Three days later, Kennedy himself said it’d “be difficult” to keep both Betts and J.D. Martinez and accomplish that goal. When that all went over like a lead balloon with the fans Henry and everyone else tried to walk it back, but you have to be an idiot not to see what happened here:

  1. Owner demands team get under CBT;
  2. Team president says it’ll be hard to do that without one of the superstars leaving;
  3. Martinez declines to op-out of his deal;
  4. Betts is traded.

They can cite all the “challenges” they want, but they traded Betts in order to slash payroll and they slashed payroll simply because they wanted to, not, as we and many others have demonstrated, because of any compelling reason.

Instead of talking about that, Henry spends the bulk of the statement talking about how baseball’s financial system — free agency, basically — requires teams to make tough choices. Henry:

In today’s game there is a cost to losing a great player to free agency — one that cannot merely be made up by the draft pick given. . . . we felt we could not sit on our hands and let him go without getting value in return to help us on our path forward.”

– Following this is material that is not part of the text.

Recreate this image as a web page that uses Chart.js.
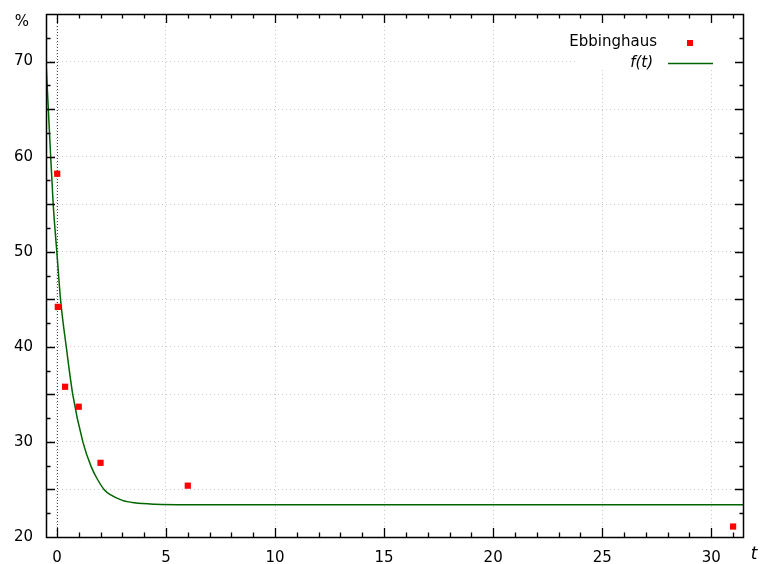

Losing a player to free agency stinks, but nowhere in the entire statement does Henry mention that the Sox could’ve, you know, not lost Betts to free agency next November.

Nowhere does he note that the Sox had a full year to talk to Betts about a possible extension nor did he mention that the Sox — who print money at a faster rate than anyone except the Yankees — could’ve bid on him in free agency too. He simply does not allow for the possibility that a 2021 Boston Red Sox team could’ve done what the 2020 Washington Nationals did, for example, and sign one of their big, would-be departing free agents in Stephen Strasburg. Nor, for that matter, does he allow for the possibility that they could do what the 2019 Washington Nationals did with their all-but-certain-to-depart superstar in Anthony Rendon: hold on to him in his walk year and win a damn World Series. Guess it was a “challenge” to go into all of that.

Of course, as we’ve seen across baseball this past week, it’s really, really hard to explain something when you don’t want to admit the facts and accept the consequences of it all. That’s maybe the toughest challenge of them all.